Can Matterworks’ Blend Of The Medical & The Media Change Children’s Lives?

Can Matterworks’ Blend Of The Medical & The Media Change Children’s Lives?

The term “content creator” can have some rather unflattering connotations. “Health content creator” perhaps even more so. However, Sarah Wyse (left) and Kylie Robertson (right), formerly general manager – digital, media and marketing and creative strategy and innovation director, respectively, at the AFL, are hoping to change that perception with a new model that will empower kids with knowledge about their health by reaching them where they are.

“The biggest health and wellbeing issues facing young people today are anything from mental health, neurodiversity, gender identity these are the emerging issues that have become mainstream overnight,” Wyse explained to B&T, now CEO and co-founder of Matterworks.

To that end, Matterworks has launched two new series with the ABC to create educational videos aimed at helping young Australians navigate the topics, either by viewing them online via social media platforms or via teachers playing them in schools. Unlike most “health” content online, these videos are not only produced by experts but are informed by serious, peer-reviewed scholarship.

The first of the series ‘Explainer Hacks’, sees artists, designers and makers challenged to use their creativity to help explain mental health and wellbeing topics to 8-12 year olds. In each episode, host and science communicator Lee Constable takes on topics such as autism, puberty and screen time, and calls on an inspiring guest to help bring this to life.

For younger teens, the ‘What’s the Point?’ series focuses on the what and why of what’s good for them. Each episode is hosted TikTok creator Aya Al Chalabi (@notjustaya) and features professional athletes, performers, influencers and artists to figure out just what it takes to turn good healthy choices into daily habits.

Both series use research derived from the Murdoch Children’s Research Institute (MCRI), ensuring a strong evidence base that children, educators and parents can trust.

“There is some amazing work that goes on in schools,” continued Wyse.

“But what we’ve learned is that it can be really hit or miss because it isn’t part of the core curriculum, it depends on the principal, teacher, the resources and funding they have and the school itself. That’s why we’re doing this work with the ABC. We’re trying to make these resources available in the most accessible places to make it easy for teachers to include in their lessons.

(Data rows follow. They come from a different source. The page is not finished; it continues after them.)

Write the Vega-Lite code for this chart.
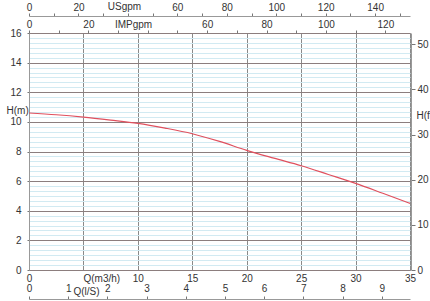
{
  "$schema": "https://vega.github.io/schema/vega-lite/v6.json",
  "width": 381,
  "height": 237,
  "autosize": {"type": "none"},
  "padding": {"left": 29, "top": 33, "right": 20, "bottom": 31},
  "background": "white",
  "config": {
    "font": "Liberation Sans",
    "view": {"stroke": "#b0b0b0", "strokeWidth": 1},
    "axis": {
      "labelFont": "Liberation Sans",
      "titleFont": "Liberation Sans",
      "labelFontSize": 10,
      "titleFontSize": 10,
      "titleFontWeight": "normal",
      "labelColor": "#333",
      "titleColor": "#333",
      "domainColor": "#999",
      "tickColor": "#777",
      "labelFlush": false,
      "labelOverlap": false
    }
  },
  "data": {
    "values": [
      {"Q": 0, "H": 10.6},
      {"Q": 2.5, "H": 10.48},
      {"Q": 5, "H": 10.32},
      {"Q": 7.5, "H": 10.12},
      {"Q": 10, "H": 9.9},
      {"Q": 12.5, "H": 9.58},
      {"Q": 15, "H": 9.2},
      {"Q": 17.5, "H": 8.68},
      {"Q": 20, "H": 8.08},
      {"Q": 22.5, "H": 7.55},
      {"Q": 25, "H": 7.04},
      {"Q": 27.5, "H": 6.45},
      {"Q": 30, "H": 5.85},
      {"Q": 32.5, "H": 5.18},
      {"Q": 35, "H": 4.5}
    ]
  },
  "layer": [
    {
      "mark": {"type": "line", "opacity": 0},
      "encoding": {
        "x": {"field": "Q", "type": "quantitative", "scale": {"domain": [0, 35], "nice": false}, "axis": null},
        "y": {
          "field": "H", "type": "quantitative",
          "scale": {"domain": [0, 16], "nice": false},
          "axis": {
            "orient": "left", "title": null, "labels": false, "ticks": false, "domain": false,
            "grid": true, "gridColor": "#d2eaf2", "gridWidth": 1, "gridOpacity": 1,
            "values": [0.3333, 0.6667, 1, 1.3333, 1.6667, 2.3333, 2.6667, 3, 3.3333, 3.6667, 4.3333, 4.6667, 5, 5.3333, 5.6667, 6.3333, 6.6667, 7, 7.3333, 7.6667, 8.3333, 8.6667, 9, 9.3333, 9.6667, 10.3333, 10.6667, 11, 11.3333, 11.6667, 12.3333, 12.6667, 13, 13.3333, 13.6667, 14.3333, 14.6667, 15, 15.3333, 15.6667]
          }
        }
      }
    },
    {
      "mark": {"type": "line", "color": "#e0505e", "strokeWidth": 1.2, "interpolate": "monotone"},
      "encoding": {
        "x": {
          "field": "Q", "type": "quantitative",
          "scale": {"domain": [0, 35], "nice": false},
          "axis": {
            "orient": "bottom", "values": [0, 5, 10, 15, 20, 25, 30, 35],
            "labelExpr": "datum.value == 5 ? '' : datum.label",
            "ticks": false, "tickSize": 0, "domain": false, "labelPadding": 3,
            "grid": true, "gridColor": "#8a8a8a", "gridWidth": 1,
            "title": "Q(m3/h)", "titleX": 54, "titleY": 11, "titleAlign": "left", "titleBaseline": "alphabetic", "titleAnchor": null
          }
        },
        "y": {
          "field": "H", "type": "quantitative",
          "scale": {"domain": [0, 16], "nice": false},
          "axis": {
            "orient": "left", "values": [0, 2, 4, 6, 8, 10, 12, 14, 16],
            "tickSize": 2, "labelPadding": 6, "domain": true,
            "grid": true, "gridColor": "#8c7e7e", "gridWidth": 1,
            "title": "H(m)", "titleAngle": 0, "titleX": -23, "titleY": 77, "titleAlign": "left", "titleBaseline": "middle", "titleAnchor": null
          }
        }
      }
    },
    {
      "mark": {"type": "line", "opacity": 0},
      "encoding": {
        "x": {
          "field": "Q", "type": "quantitative",
          "scale": {"domain": [0, 154.1], "nice": false},
          "axis": {
            "orient": "top", "offset": 17,
            "values": [0, 10, 20, 30, 40, 50, 60, 70, 80, 90, 100, 110, 120, 130, 140, 150],
            "labelExpr": "datum.value % 20 == 0 && datum.value != 40 ? datum.label : ''",
            "tickSize": 3, "labelPadding": 1, "domain": true, "grid": false,
            "title": "USgpm", "titleX": 95, "titleY": -10, "titleAlign": "center", "titleBaseline": "middle", "titleAnchor": null
          }
        },
        "y": {"field": "H", "type": "quantitative", "scale": {"domain": [0, 16]}, "axis": null}
      }
    },
    {
      "mark": {"type": "line", "opacity": 0},
      "encoding": {
        "x": {
          "field": "Q", "type": "quantitative",
          "scale": {"domain": [0, 128.3], "nice": false},
          "axis": {
            "orient": "top", "offset": 0,
            "values": [0, 10, 20, 30, 40, 50, 60, 70, 80, 90, 100, 110, 120],
            "labelExpr": "datum.value % 20 == 0 && datum.value != 40 ? datum.label : ''",
            "tickSize": 3, "labelPadding": 1, "domain": false, "grid": false,
            "title": "IMPgpm", "titleX": 104, "titleY": -9, "titleAlign": "center", "titleBaseline": "middle", "titleAnchor": null
          }
        },
        "y": {"field": "H", "type": "quantitative", "scale": {"domain": [0, 16]}, "axis": null}
      }
    },
    {
      "mark": {"type": "line", "opacity": 0},
      "encoding": {
        "x": {
          "field": "Q", "type": "quantitative",
          "scale": {"domain": [0, 9.722], "nice": false},
          "axis": {
            "orient": "top", "offset": -266,
            "values": [0, 1, 2, 3, 4, 5, 6, 7, 8, 9],
            "tickSize": 3, "labelPadding": 3, "domain": true, "grid": false,
            "title": "Q(l/S)", "titleX": 44, "titleY": -8, "titleAlign": "left", "titleBaseline": "middle", "titleAnchor": null
          }
        },
        "y": {"field": "H", "type": "quantitative", "scale": {"domain": [0, 16]}, "axis": null}
      }
    },
    {
      "mark": {"type": "line", "opacity": 0},
      "encoding": {
        "x": {"field": "Q", "type": "quantitative", "scale": {"domain": [0, 35], "nice": false}, "axis": null},
        "y": {
          "field": "H", "type": "quantitative",
          "scale": {"domain": [0, 52.49], "nice": false},
          "axis": {
            "orient": "right", "offset": 1,
            "values": [0, 10, 20, 30, 40, 50],
            "tickSize": 4, "labelPadding": 2, "domain": true, "grid": false,
            "title": "H(ft)", "titleAngle": 0, "titleX": 5, "titleY": 82, "titleAlign": "left", "titleBaseline": "middle", "titleAnchor": null
          }
        }
      }
    }
  ],
  "resolve": {
    "scale": {"x": "independent", "y": "independent"},
    "axis": {"x": "independent", "y": "independent"}
  }
}
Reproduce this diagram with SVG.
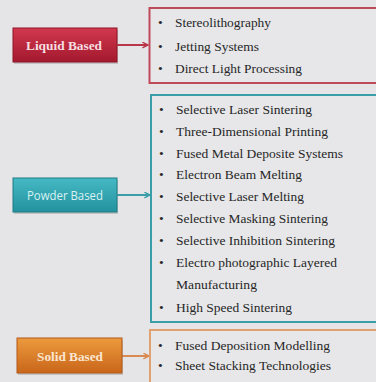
<svg xmlns="http://www.w3.org/2000/svg" width="376" height="382" viewBox="0 0 376 382">
<defs>
<linearGradient id="gRed" x1="0" y1="0" x2="0" y2="1">
<stop offset="0" stop-color="#d2384e"/><stop offset="1" stop-color="#a3192e"/>
</linearGradient>
<linearGradient id="gTeal" x1="0" y1="0" x2="0" y2="1">
<stop offset="0" stop-color="#45b9c4"/><stop offset="1" stop-color="#23929e"/>
</linearGradient>
<linearGradient id="gOrange" x1="0" y1="0" x2="0" y2="1">
<stop offset="0" stop-color="#ec9a3e"/><stop offset="1" stop-color="#c9661a"/>
</linearGradient>
<marker id="aRed" viewBox="0 0 10 10" refX="9" refY="5" markerWidth="7" markerHeight="7" orient="auto" markerUnits="userSpaceOnUse"><path d="M1,1 L9,5 L1,9" fill="none" stroke="#b8354a" stroke-width="2"/></marker>
<marker id="aTeal" viewBox="0 0 10 10" refX="9" refY="5" markerWidth="7" markerHeight="7" orient="auto" markerUnits="userSpaceOnUse"><path d="M1,1 L9,5 L1,9" fill="none" stroke="#3a9ea8" stroke-width="2"/></marker>
<marker id="aOrange" viewBox="0 0 10 10" refX="9" refY="5" markerWidth="7" markerHeight="7" orient="auto" markerUnits="userSpaceOnUse"><path d="M1,1 L9,5 L1,9" fill="none" stroke="#d98a52" stroke-width="2"/></marker>
</defs>
<style>
.item{font-size:13.5px;fill:#262626}
.bul{font-size:13.5px;fill:#262626}
.lblS{font-size:13.5px;font-weight:bold;text-anchor:middle}
.lblP{font-size:12.5px;text-anchor:middle;fill:#d9f1f2}
.shadow{fill:#9a9a9a;opacity:0.45}
</style>
<rect width="376" height="382" fill="#e5e5e7"/>
<g id="connectors">
<line x1="117" y1="45" x2="148" y2="45" stroke="#b8354a" stroke-width="2" marker-end="url(#aRed)"/>
<line x1="117" y1="195" x2="150" y2="195" stroke="#3a9ea8" stroke-width="2" marker-end="url(#aTeal)"/>
<line x1="122" y1="356" x2="149" y2="356" stroke="#d98a52" stroke-width="2" marker-end="url(#aOrange)"/>
</g>
<g id="liquid-label" font-family="Liberation Serif, serif">
<rect x="14" y="30" width="104" height="34" class="shadow"/>
<rect x="13" y="28" width="104" height="34" fill="url(#gRed)" stroke="#8e1526" stroke-width="1"/>
<text x="64" y="50" class="lblS" fill="#f6dde0" textLength="76" lengthAdjust="spacingAndGlyphs">Liquid Based</text>
</g>
<g id="liquid-list" font-family="Liberation Serif, serif">
<rect x="149.5" y="8" width="240" height="75" fill="#e7e7e9" stroke="#bf4a5a" stroke-width="2"/>
<text x="158" y="27" class="bul">•</text><text x="175" y="27" class="item" textLength="96" lengthAdjust="spacingAndGlyphs">Stereolithography</text>
<text x="158" y="51" class="bul">•</text><text x="175" y="51" class="item" textLength="84" lengthAdjust="spacingAndGlyphs">Jetting Systems</text>
<text x="158" y="73" class="bul">•</text><text x="175" y="73" class="item" textLength="127" lengthAdjust="spacingAndGlyphs">Direct Light Processing</text>
</g>
<g id="powder-label" font-family="Open Sans, Liberation Sans, sans-serif">
<rect x="14" y="180" width="104" height="34" class="shadow"/>
<rect x="13" y="178" width="104" height="34" fill="url(#gTeal)" stroke="#1c7c86" stroke-width="1"/>
<text x="65" y="200" class="lblP" textLength="76" lengthAdjust="spacingAndGlyphs">Powder Based</text>
</g>
<g id="powder-list" font-family="Liberation Serif, serif">
<rect x="151" y="95" width="240" height="227" fill="#e7e7e9" stroke="#3a9ea8" stroke-width="2"/>
<text x="159" y="114" class="bul">•</text><text x="176" y="114" class="item" textLength="136" lengthAdjust="spacingAndGlyphs">Selective Laser Sintering</text>
<text x="159" y="136" class="bul">•</text><text x="176" y="136" class="item" textLength="152" lengthAdjust="spacingAndGlyphs">Three-Dimensional Printing</text>
<text x="159" y="158" class="bul">•</text><text x="176" y="158" class="item" textLength="167" lengthAdjust="spacingAndGlyphs">Fused Metal Deposite Systems</text>
<text x="159" y="179" class="bul">•</text><text x="176" y="179" class="item" textLength="126" lengthAdjust="spacingAndGlyphs">Electron Beam Melting</text>
<text x="159" y="201" class="bul">•</text><text x="176" y="201" class="item" textLength="128" lengthAdjust="spacingAndGlyphs">Selective Laser Melting</text>
<text x="159" y="223" class="bul">•</text><text x="176" y="223" class="item" textLength="152" lengthAdjust="spacingAndGlyphs">Selective Masking Sintering</text>
<text x="159" y="245" class="bul">•</text><text x="176" y="245" class="item" textLength="159" lengthAdjust="spacingAndGlyphs">Selective Inhibition Sintering</text>
<text x="159" y="267" class="bul">•</text><text x="176" y="267" class="item" textLength="161" lengthAdjust="spacingAndGlyphs">Electro photographic Layered</text>
<text x="176" y="289" class="item" textLength="81" lengthAdjust="spacingAndGlyphs">Manufacturing</text>
<text x="159" y="312" class="bul">•</text><text x="176" y="312" class="item" textLength="116" lengthAdjust="spacingAndGlyphs">High Speed Sintering</text>
</g>
<g id="solid-label" font-family="Liberation Serif, serif">
<rect x="18" y="340" width="105" height="35" class="shadow"/>
<rect x="17" y="338" width="105" height="35" fill="url(#gOrange)" stroke="#b2581a" stroke-width="1"/>
<text x="70" y="361" class="lblS" fill="#fbe6d0" textLength="66" lengthAdjust="spacingAndGlyphs">Solid Based</text>
</g>
<g id="solid-list" font-family="Liberation Serif, serif">
<rect x="150" y="330" width="240" height="60" fill="#e7e7e9" stroke="#e0a070" stroke-width="2"/>
<text x="158" y="350" class="bul">•</text><text x="175" y="350" class="item" textLength="155" lengthAdjust="spacingAndGlyphs">Fused Deposition Modelling</text>
<text x="158" y="370" class="bul">•</text><text x="175" y="370" class="item" textLength="156" lengthAdjust="spacingAndGlyphs">Sheet Stacking Technologies</text>
</g>
</svg>
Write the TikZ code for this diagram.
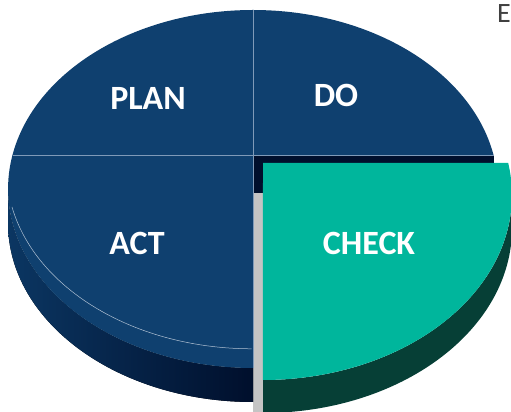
\documentclass[tikz,border=0pt]{standalone}
\usepackage{fontspec}
\setmainfont{Carlito}
\definecolor{navy}{HTML}{0F406F}
\definecolor{navydark}{HTML}{000F2C}
\definecolor{navyside}{HTML}{0B3662}
\definecolor{teal}{HTML}{00B69C}
\definecolor{tealside}{HTML}{063F36}
\definecolor{divline}{HTML}{7F9AB8}

\begin{document}
\begin{tikzpicture}[x=1pt, y=1pt,
        label/.style = {text=white, font=\fontsize{34}{38}\selectfont\bfseries, anchor=base, inner sep=0pt},
        pie/.style = {x radius=245pt, y radius=179pt},
        piecheck/.style = {x radius=249pt, y radius=185pt}]
        \useasboundingbox (0,0) rectangle (511,412);
        \clip (0,0) rectangle (511,412);

        % points of the main pie
        \coordinate (P) at (253,257);
        \coordinate (L) at (12.5,257);
        \coordinate (R) at (493.5,257);
        \coordinate (T) at (253,402);
        \coordinate (B) at (253,44);
        \coordinate (Q) at (263,249);

        % walls left open by the CHECK slice
        \fill[navydark] (253,219) rectangle (493.5,257);
        \fill[black!23] (253,0) rectangle (263,219);

        % side and top of the main pie
        \fill[left color=navyside, right color=navydark] (8,223) -- (8,189) arc[start angle=180, end angle=270, pie] -- (B) arc[start angle=270, end angle=180, pie] -- cycle;
        \fill[navy] (P) -- (L) arc[start angle=169.05, end angle=90, pie] -- cycle;
        \fill[navy] (P) -- (T) arc[start angle=90, end angle=10.95, pie] -- cycle;
        \fill[navy] (P) -- (L) arc[start angle=169.05, end angle=270, pie] -- cycle;
        \draw[divline!60!white, line width=0.5pt] (12,205) arc[start angle=192, end angle=270, pie];
        \draw[divline, line width=0.6pt] (L) -- (R);
        \draw[divline, line width=0.6pt] (T) -- (B);

        % CHECK slice
        \fill[tealside] (512,217) -- (512,184) arc[start angle=0, end angle=-90, piecheck] -- (263,32) arc[start angle=-90, end angle=0, piecheck] -- cycle;
        \fill[teal] (Q) -- (508.2,249) arc[start angle=9.96, end angle=-90, piecheck] -- cycle;

        \node[label] (plan) at (148,302) {PLAN};
        \node[label] (do) at (336,305) {DO};
        \node[label] (act) at (137,157) {ACT};
        \node[label] (check) at (369,157) {CHECK};
        \node[anchor=base west, inner sep=0pt, text=black!75, font=\fontsize{28}{32}\selectfont] (edge) at (497,389) {E};
    \end{tikzpicture}
\end{document}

“Being able to just press play and having the assurance that it’s all coming from one of the world’s leading child health research institutions, that it’s not made up and governed by research. When [kids] leave school, they’re going on YouTube, gaming or streaming, so we’re borrowing what works outside schools to make important topics more relevant to them,” she added.

Her business partner and chief product officer, Robertson, formerly of Tribal, OmniLab Media and head of creative, digital and emerging products at Penguin Random House Australia, oversees bringing all that knowledge into a digestible format.

“We have a defined process that absorbs white paper material, webinar content, interviews with leading researchers and in-house experts at MRCI and translates the material into a framework in what we call our research content platform. Any creative, writer, producer, educator can come in and use that material and apply it in a creative environment,” she explained.

All of that information goes through an approval process, directed by internal researchers, who also oversee the production of scripts and creative content.

This work, while noble, is not cheap. Fortunately, Wyse’s background — chief revenue officer at Allure Media (now part of Pedestrian TV), managing director at Videology (now Amobee) and national video manager at Nine, means that she has the skills to gather up very disparate pieces of funding available to businesses looking to do good.

“We’re taking a completely different approach, it’s not advertiser or sponsor-funded. It’s leveraging parts of what we would be used to seeing media with production budgets, commissioning work, IP development, strategy consulting, distribution models, licence fees and revenue shares but there is also non-diluted funding from things like health grants and translational work. There are even philanthropists funding big bodies of research that we’ve become party to,” she explained.

“If you’re in the media world, this particular approach isn’t obvious. It’s certainly not obvious in the health or research world because they’re working on developments in medicine and health. They’re not thinking about translating this to most people. But, they are getting more pressure to think about the social side of their work”.

But what does success look like for Matterworks? There’s a danger with this kind of noble work that, for all its promise and hope, sustaining an operation like this on a variety of different bits of funding may prove an insurmountable challenge.

Wyse explained that each project gets a bespoke qualitative and quantitative evaluation. A paper should be coming on some previous work within the next two months. Wyse described the early findings as “positive” with teachers commenting that the new format is proving beneficial to their students.

“It’s about format, understanding and engagement. It was really interesting to see teachers understand the value and benefit of tackling these subjects from a different perspective with TikTok creators, basketballers and Netflix stars. Suddenly kids were paying attention,” she added.

‘Explainer Hacks’ and ‘What’s the Point’ will be available to view on ABC Education from Monday 12 February and ABC TV and ABC iView from Friday 16 February.